### Your goal
Include in the output exactly the lines from the opening of the data through the line containing "plt.rcParams['font.family'] = ['Liberation", and nothing more.
• • • •
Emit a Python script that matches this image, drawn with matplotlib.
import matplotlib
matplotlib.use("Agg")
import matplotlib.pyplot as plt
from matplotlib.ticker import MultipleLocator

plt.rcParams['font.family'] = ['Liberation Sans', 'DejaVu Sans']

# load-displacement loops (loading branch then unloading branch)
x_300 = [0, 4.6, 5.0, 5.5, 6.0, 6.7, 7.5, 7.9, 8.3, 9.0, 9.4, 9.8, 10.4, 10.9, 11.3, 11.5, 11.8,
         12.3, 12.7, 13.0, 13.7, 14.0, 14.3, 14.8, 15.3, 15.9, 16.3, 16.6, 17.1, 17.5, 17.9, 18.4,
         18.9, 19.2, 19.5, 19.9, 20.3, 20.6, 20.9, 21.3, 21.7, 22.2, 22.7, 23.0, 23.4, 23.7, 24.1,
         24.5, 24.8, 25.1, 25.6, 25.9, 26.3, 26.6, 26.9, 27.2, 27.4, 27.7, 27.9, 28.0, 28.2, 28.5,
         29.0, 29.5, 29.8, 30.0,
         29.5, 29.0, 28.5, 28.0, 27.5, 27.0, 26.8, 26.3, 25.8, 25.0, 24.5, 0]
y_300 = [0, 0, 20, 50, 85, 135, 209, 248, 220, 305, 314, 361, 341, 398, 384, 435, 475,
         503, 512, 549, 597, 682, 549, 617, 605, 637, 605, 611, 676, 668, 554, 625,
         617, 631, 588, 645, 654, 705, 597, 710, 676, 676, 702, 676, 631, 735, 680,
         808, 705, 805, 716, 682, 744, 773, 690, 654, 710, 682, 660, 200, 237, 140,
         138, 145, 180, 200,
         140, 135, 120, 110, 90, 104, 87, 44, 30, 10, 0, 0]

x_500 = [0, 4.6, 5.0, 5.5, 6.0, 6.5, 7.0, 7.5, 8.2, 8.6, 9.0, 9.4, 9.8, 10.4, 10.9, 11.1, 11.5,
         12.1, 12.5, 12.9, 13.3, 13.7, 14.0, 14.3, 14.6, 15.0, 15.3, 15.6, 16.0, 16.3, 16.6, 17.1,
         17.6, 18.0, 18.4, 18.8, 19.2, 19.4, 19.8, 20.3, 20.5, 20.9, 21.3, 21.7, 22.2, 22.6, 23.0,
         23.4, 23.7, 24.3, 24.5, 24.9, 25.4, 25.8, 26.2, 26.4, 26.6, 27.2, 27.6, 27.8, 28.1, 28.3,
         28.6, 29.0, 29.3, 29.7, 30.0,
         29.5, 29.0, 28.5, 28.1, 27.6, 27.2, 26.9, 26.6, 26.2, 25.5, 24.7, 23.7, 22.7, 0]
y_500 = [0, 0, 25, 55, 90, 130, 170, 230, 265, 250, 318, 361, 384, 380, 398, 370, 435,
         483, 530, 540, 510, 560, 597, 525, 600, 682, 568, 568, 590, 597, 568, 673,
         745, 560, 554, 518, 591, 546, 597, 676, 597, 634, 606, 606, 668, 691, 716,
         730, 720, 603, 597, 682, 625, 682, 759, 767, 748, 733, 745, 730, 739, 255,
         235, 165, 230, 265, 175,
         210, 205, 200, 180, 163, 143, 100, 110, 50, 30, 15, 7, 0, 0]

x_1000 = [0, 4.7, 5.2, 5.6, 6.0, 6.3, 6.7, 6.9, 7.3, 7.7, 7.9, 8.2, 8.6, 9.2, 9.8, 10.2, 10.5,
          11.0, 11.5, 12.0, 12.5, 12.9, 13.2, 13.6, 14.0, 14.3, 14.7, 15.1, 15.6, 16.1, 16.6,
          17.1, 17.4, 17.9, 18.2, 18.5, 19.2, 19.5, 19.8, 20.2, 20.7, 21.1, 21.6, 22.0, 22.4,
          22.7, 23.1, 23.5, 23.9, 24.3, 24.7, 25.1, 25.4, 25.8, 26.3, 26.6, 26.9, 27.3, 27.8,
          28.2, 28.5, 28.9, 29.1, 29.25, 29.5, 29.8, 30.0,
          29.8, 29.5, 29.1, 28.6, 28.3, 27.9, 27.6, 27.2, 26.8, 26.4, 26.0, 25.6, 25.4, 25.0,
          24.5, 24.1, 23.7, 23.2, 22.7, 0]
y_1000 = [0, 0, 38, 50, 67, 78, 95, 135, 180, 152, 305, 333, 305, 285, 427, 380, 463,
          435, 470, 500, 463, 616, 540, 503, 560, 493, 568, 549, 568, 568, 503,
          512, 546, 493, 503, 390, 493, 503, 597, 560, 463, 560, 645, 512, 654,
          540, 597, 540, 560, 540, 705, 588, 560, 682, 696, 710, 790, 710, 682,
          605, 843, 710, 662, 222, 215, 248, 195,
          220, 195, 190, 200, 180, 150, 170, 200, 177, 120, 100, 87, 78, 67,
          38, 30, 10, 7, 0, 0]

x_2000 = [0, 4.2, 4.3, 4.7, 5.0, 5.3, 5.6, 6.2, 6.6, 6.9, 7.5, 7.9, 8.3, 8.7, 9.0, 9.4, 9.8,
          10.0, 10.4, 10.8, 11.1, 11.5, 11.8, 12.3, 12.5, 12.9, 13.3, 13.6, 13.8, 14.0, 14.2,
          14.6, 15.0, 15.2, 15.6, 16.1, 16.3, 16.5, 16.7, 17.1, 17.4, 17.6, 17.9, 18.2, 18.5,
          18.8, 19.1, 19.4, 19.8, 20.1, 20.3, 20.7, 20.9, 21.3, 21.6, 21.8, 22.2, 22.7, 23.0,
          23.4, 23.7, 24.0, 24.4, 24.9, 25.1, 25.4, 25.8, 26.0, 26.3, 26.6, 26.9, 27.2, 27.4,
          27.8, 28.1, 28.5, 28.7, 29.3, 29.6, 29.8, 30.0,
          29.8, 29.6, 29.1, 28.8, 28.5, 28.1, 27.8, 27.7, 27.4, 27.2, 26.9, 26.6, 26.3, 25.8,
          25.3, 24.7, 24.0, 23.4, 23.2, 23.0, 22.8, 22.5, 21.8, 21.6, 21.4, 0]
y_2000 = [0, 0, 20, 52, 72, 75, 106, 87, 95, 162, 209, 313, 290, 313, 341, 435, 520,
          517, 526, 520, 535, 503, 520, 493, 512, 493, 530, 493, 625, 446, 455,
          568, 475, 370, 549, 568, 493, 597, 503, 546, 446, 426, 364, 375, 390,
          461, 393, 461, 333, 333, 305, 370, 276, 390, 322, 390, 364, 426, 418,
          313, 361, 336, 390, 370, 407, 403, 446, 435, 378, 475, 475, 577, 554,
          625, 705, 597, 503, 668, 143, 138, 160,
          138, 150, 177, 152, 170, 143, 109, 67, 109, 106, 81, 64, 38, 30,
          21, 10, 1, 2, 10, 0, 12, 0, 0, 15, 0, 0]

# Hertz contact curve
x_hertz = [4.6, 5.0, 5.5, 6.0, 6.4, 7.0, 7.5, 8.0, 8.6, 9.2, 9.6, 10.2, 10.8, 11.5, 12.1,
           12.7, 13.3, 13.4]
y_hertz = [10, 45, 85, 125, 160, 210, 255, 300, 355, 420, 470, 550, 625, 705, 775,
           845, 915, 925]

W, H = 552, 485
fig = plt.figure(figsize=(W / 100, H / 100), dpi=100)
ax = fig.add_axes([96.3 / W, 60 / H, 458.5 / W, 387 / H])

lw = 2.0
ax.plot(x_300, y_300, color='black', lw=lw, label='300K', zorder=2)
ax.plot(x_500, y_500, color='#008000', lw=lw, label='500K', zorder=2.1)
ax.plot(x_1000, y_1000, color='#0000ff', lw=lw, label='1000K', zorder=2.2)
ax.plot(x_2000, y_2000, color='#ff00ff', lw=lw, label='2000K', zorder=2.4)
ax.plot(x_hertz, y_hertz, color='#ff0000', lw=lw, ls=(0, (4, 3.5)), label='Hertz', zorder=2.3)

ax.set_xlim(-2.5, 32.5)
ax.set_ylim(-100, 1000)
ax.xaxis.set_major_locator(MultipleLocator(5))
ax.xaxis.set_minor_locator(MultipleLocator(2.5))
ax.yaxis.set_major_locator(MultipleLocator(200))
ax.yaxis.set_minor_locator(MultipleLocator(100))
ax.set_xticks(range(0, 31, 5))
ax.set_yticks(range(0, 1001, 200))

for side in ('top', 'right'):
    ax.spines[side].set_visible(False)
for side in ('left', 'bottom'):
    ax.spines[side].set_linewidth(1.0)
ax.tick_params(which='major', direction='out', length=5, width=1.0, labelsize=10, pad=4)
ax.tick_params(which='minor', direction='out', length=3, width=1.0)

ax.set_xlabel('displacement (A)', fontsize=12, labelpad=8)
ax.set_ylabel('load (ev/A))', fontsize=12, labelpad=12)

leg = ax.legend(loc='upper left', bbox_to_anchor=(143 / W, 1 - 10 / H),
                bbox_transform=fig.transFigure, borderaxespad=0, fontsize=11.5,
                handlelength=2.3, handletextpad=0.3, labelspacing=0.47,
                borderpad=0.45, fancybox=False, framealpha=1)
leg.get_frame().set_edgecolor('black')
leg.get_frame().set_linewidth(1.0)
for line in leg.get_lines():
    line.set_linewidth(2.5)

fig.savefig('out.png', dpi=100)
• • • •
### Output of the task
Emit a Python script that matches this image, drawn with matplotlib.
import matplotlib
matplotlib.use("Agg")
import matplotlib.pyplot as plt
from matplotlib.ticker import MultipleLocator

plt.rcParams['font.family'] = ['Liberation Sans', 'DejaVu Sans']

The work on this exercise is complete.